The Legacy of Postmodern Literature

Postmodern Literature Postmodern Literature 8 min read 1497 words Beginner ExcellentWiki Editorial Team

The legacy of postmodern literature extends far beyond its historical moment. Its influence permeates subsequent literature in ways both obvious and subtle, and it continues to shape contemporary writing. Understanding this legacy is essential for anyone who wishes to understand the development of literary tradition in the twenty-first century.

The Postmodern Achievement

Before assessing the legacy, it is worth recalling what postmodern literature achieved. The major postmodern writers — Thomas Pynchon, Don DeLillo, Toni Morrison, David Foster Wallace, John Barth, Italo Calvino, Kurt Vonnegut, and others — transformed the novel’s possibilities. They showed that fiction could be encyclopedic in scope, formally experimental, self-conscious about its own status as fiction, and simultaneously comic and profound. They expanded the novel’s reach to encompass everything from rocket science to popular culture, from conspiracy theories to the philosophy of language.

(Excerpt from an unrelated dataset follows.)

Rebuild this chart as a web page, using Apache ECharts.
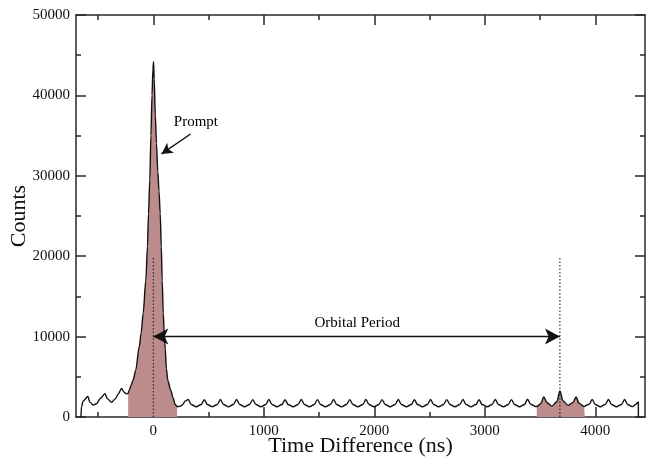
<!DOCTYPE html>
<html>
<head>
<meta charset="utf-8">
<script src="https://cdn.jsdelivr.net/npm/echarts@6/dist/echarts.min.js"></script>
<style>
  html, body { margin: 0; padding: 0; background: #ffffff; }
  #chart { width: 647px; height: 460px; }
</style>
</head>
<body>
<div id="chart"></div>
<script>
// Coincidence timing spectrum: counts vs. time difference (ns)
const spectrum = [
  [-655, 0], [-650, 1300], [-635, 2000], [-592, 2550], [-575, 1850], [-545, 1470],
  [-515, 1650], [-480, 2300], [-438, 2900], [-415, 2250], [-378, 1820], [-345, 2250],
  [-315, 2900], [-288, 3550], [-265, 3100], [-245, 2880], [-228, 2950],
  // prompt peak
  [-219, 3300], [-200, 4000], [-183, 4600], [-160, 5800], [-128, 8700], [-110, 10500],
  [-92, 12900], [-68, 17000], [-53, 21200], [-44, 25300], [-32, 29500], [-22, 35000],
  [-12, 40000], [-4, 43200], [2, 44200], [8, 42000], [18, 37500], [29, 34000],
  [40, 30500], [52, 28000], [62, 25300], [72, 21200], [80, 17000], [90, 12900],
  [98, 10400], [108, 8500], [118, 6000], [132, 4500], [156, 3400], [178, 2400],
  [198, 1550], [215, 1300],
  // random-coincidence background
  [240, 1320], [262, 1500], [290, 2000],
  [315, 2180], [343, 1560], [388, 1270], [433, 1560],
  [461, 2150], [489, 1560], [534, 1290], [579, 1560],
  [607, 2180], [635, 1560], [680, 1260], [725, 1560],
  [753, 2170], [781, 1550], [826, 1270], [871, 1560],
  [900, 2160], [928, 1560], [973, 1280], [1018, 1560],
  [1046, 2180], [1074, 1560], [1119, 1270], [1164, 1560],
  [1192, 2150], [1220, 1550], [1265, 1280], [1310, 1560],
  [1339, 2170], [1367, 1560], [1412, 1270], [1457, 1560],
  [1485, 2160], [1513, 1560], [1558, 1280], [1603, 1560],
  [1631, 2180], [1659, 1560], [1704, 1260], [1749, 1560],
  [1778, 2160], [1806, 1560], [1851, 1280], [1896, 1560],
  [1924, 2170], [1952, 1550], [1997, 1270], [2042, 1560],
  [2070, 2160], [2098, 1560], [2143, 1280], [2188, 1560],
  [2217, 2180], [2245, 1560], [2290, 1270], [2335, 1560],
  [2363, 2150], [2391, 1550], [2436, 1280], [2481, 1560],
  [2509, 2170], [2537, 1560], [2582, 1270], [2627, 1560],
  [2656, 2160], [2684, 1560], [2729, 1280], [2774, 1560],
  [2802, 2180], [2830, 1560], [2875, 1260], [2920, 1560],
  [2948, 2150], [2976, 1550], [3021, 1280], [3066, 1560],
  [3095, 2170], [3123, 1560], [3168, 1270], [3213, 1560],
  [3241, 2160], [3269, 1560], [3314, 1280], [3359, 1560],
  [3387, 2200], [3415, 1580], [3460, 1300], [3470, 1310], [3505, 1640],
  // one orbit later
  [3534, 2500], [3562, 1800], [3607, 1350], [3652, 1900],
  [3680, 3250], [3708, 2000], [3753, 1450], [3798, 1800],
  [3826, 2480], [3854, 1700], [3899, 1300], [3905, 1300], [3944, 1580],
  [3972, 2170], [4000, 1560], [4045, 1280], [4090, 1560],
  [4119, 2180], [4147, 1560], [4192, 1270], [4237, 1560],
  [4265, 2170], [4293, 1560], [4338, 1290], [4365, 1550], [4390, 1880], [4390, 0]
];

// integration windows (shaded)
const promptWindow = [-228, 215];
const orbitWindow = [3470, 3905];

// orbital period marker
const orbitalPeriod = 3680;
const markerTop = 20000;
const arrowLevel = 10000;

// annotations: [text, x, y]
const notes = [
  ['Prompt', 385, 36700],
  ['Orbital Period', 1845, 11700]
];
const promptArrow = [[337, 35200], [74, 32720]];

const xRange = [-700, 4450];
const xMajorTicks = [0, 1000, 2000, 3000, 4000];
const xMinorTicks = [-500, 500, 1500, 2500, 3500];
const yRange = [0, 50000];
const yStep = 10000;

const serif = 'Liberation Serif';
const ink = '#111';

function windowed(range) {
  return spectrum.filter(p => p[0] >= range[0] && p[0] <= range[1]);
}

function xAxisDef(position, ticks, len, withLabels, withLine) {
  return {
    type: 'value', min: xRange[0], max: xRange[1], position: position,
    splitLine: { show: false },
    axisLine: { show: withLine, onZero: false, lineStyle: { color: '#2a2a2a', width: 1.5 } },
    axisTick: { show: true, inside: true, length: len, customValues: ticks,
                lineStyle: { color: '#2a2a2a', width: 1.5 } },
    axisLabel: withLabels
      ? { show: true, customValues: ticks, fontFamily: serif, fontSize: 15, color: ink,
          margin: 7, formatter: v => String(v) }
      : { show: false },
    name: withLabels ? 'Time Difference (ns)' : '',
    nameLocation: 'middle', nameGap: 18, nameMoveOverlap: false,
    nameTextStyle: { fontFamily: serif, fontSize: 22, color: ink }
  };
}

function yAxisDef(position, withLabels) {
  return {
    type: 'value', position: position, min: yRange[0], max: yRange[1], interval: yStep,
    splitLine: { show: false },
    axisLine: { show: true, onZero: false, lineStyle: { color: '#2a2a2a', width: 1.5 } },
    axisTick: { show: true, inside: true, length: 10, lineStyle: { color: '#2a2a2a', width: 1.5 } },
    minorTick: { show: true, splitNumber: 2, length: 5, lineStyle: { color: '#2a2a2a', width: 1.5 } },
    axisLabel: withLabels
      ? { show: true, fontFamily: serif, fontSize: 15, color: ink, margin: 6,
          formatter: v => String(v) }
      : { show: false },
    name: withLabels ? 'Counts' : '',
    nameLocation: 'middle', nameGap: 46, nameRotate: 90, nameMoveOverlap: false,
    nameTextStyle: { fontFamily: serif, fontSize: 22, color: ink }
  };
}

const shadeColor = '#bb8c8b';

function shadeSeries(range) {
  return {
    type: 'line', xAxisIndex: 0, yAxisIndex: 0,
    data: windowed(range), smooth: 0.3, smoothMonotone: 'x',
    symbol: 'none', lineStyle: { width: 0 },
    areaStyle: { color: shadeColor, opacity: 1 }, silent: true, z: 1
  };
}

const chart = echarts.init(document.getElementById('chart'), null, { renderer: 'canvas' });
chart.setOption({
  animation: false,
  backgroundColor: '#ffffff',
  grid: { left: 76, right: 2, top: 15, bottom: 43, containLabel: false, outerBoundsMode: 'none' },
  xAxis: [
    xAxisDef('bottom', xMajorTicks, 10, true, true),
    xAxisDef('bottom', xMinorTicks, 5, false, false),
    xAxisDef('top', xMajorTicks, 10, false, true),
    xAxisDef('top', xMinorTicks, 5, false, false)
  ],
  yAxis: [yAxisDef('left', true), yAxisDef('right', false)],
  series: [
    shadeSeries(promptWindow),
    shadeSeries(orbitWindow),
    {
      type: 'line', xAxisIndex: 0, yAxisIndex: 0,
      data: spectrum, smooth: 0.3, smoothMonotone: 'x',
      symbol: 'none', lineStyle: { color: '#111', width: 1.4 }, silent: true, z: 3
    },
    {
      // dotted guides at t = 0 and one orbital period
      type: 'line', xAxisIndex: 0, yAxisIndex: 0,
      data: [[0, 0], [0, markerTop], null, [orbitalPeriod, 0], [orbitalPeriod, markerTop]],
      connectNulls: false, symbol: 'none', silent: true, z: 4,
      lineStyle: { color: '#111', width: 1, type: [1.5, 2] },
      markLine: {
        silent: true, animation: false,
        lineStyle: { color: '#111', width: 1.4, type: 'solid' },
        label: { show: false },
        data: [
          [{ coord: [0, arrowLevel], symbol: 'arrow', symbolSize: [12, 15] },
           { coord: [orbitalPeriod, arrowLevel], symbol: 'arrow', symbolSize: [12, 15] }],
          [{ coord: promptArrow[0], symbol: 'none' },
           { coord: promptArrow[1], symbol: 'arrow', symbolSize: [9, 11] }]
        ]
      }
    },
    {
      type: 'scatter', xAxisIndex: 0, yAxisIndex: 0, symbol: 'circle', symbolSize: 1,
      silent: true, z: 5,
      itemStyle: { color: 'rgba(0,0,0,0)' },
      label: { show: true, position: 'inside', fontFamily: serif, fontSize: 15, color: '#000',
               textBorderWidth: 0, opacity: 1, formatter: p => p.data.name },
      labelLayout: { hideOverlap: false },
      data: notes.map(n => ({ name: n[0], value: [n[1], n[2]] }))
    }
  ]
});
</script>
</body>
</html>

Postmodernism challenged the conventions of realism that had dominated the novel since the nineteenth century. It showed that realism was not a transparent window onto reality but a set of conventions — and that those conventions could be broken, parodied, or transformed. This was not a rejection of the novel’s power but an expansion of it. By acknowledging its own artificiality, postmodern fiction freed itself to explore new kinds of truth — not the truth of factual accuracy but the truth of how we construct meaning in a world of endless signs and signals.

Postmodernism also broke down the barriers between high and low culture. Pynchon’s novels mix Proust with comic books. DeLillo’s characters quote both Heidegger and advertising slogans. This democratization of reference — the willingness to treat all cultural materials as equally available for literary use — has become a permanent feature of contemporary fiction.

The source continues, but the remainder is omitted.